Speaker
Description
After fifty years of investigations, the nucleon structure is still far from being understood and continues to represent a unique test bench for QCD. Despite the enormous progresses achieved in five decades of deep-inelastic scattering (DIS) experiments, a number of crucial open questions are still on the carpet and subject of intense theoretical and experimental studies. In the last two decades, semi-inclusive DIS was established as a unique tool for the study of the non-collinear structure of nucleons, involving the parton transverse momentum pT as an additional degree of freedom.
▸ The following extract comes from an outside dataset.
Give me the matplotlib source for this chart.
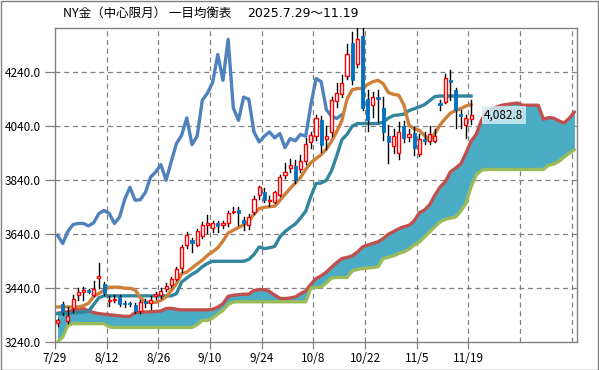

Requiring the detection of at least one final state hadron in coincidence with the scattered lepton, it opened the way not only to the measure of the chiral-odd transversity distribution, the last missing leading-twist collinear parton distribution function, but also to a variety of new pT-dependent PDFs, known as TMDs. Describing correlations between the quark transverse momentum and the quark or the nucleon spin (spin-orbit correlations), TMDs account for a number of intriguing effects observed in polarized and unpolarized reactions, and allow for a 3-dimensional description of the nucleon in momentum space (nucleon tomography). Furthermore, they could provide insights into the yet unmeasured quark orbital angular momentum. At leading-twist eight TMDs enter the SIDIS cross section in conjunction with a fragmentation function. In addition, going to the twist-3 level allows us to probe novel quark-gluon correlations. At HERMES, these distribution functions are probed through specific azimuthal modulations in the distribution of hadrons produced in semi-inclusive DIS of unpolarized or longitudinally polarized electrons and positrons off unpolarized and polarized nucleons. Amplitudes of some of these modulations sensitive to the beam polarization, recently extracted also in a three-dimensional kinematic space, will be presented in more detail.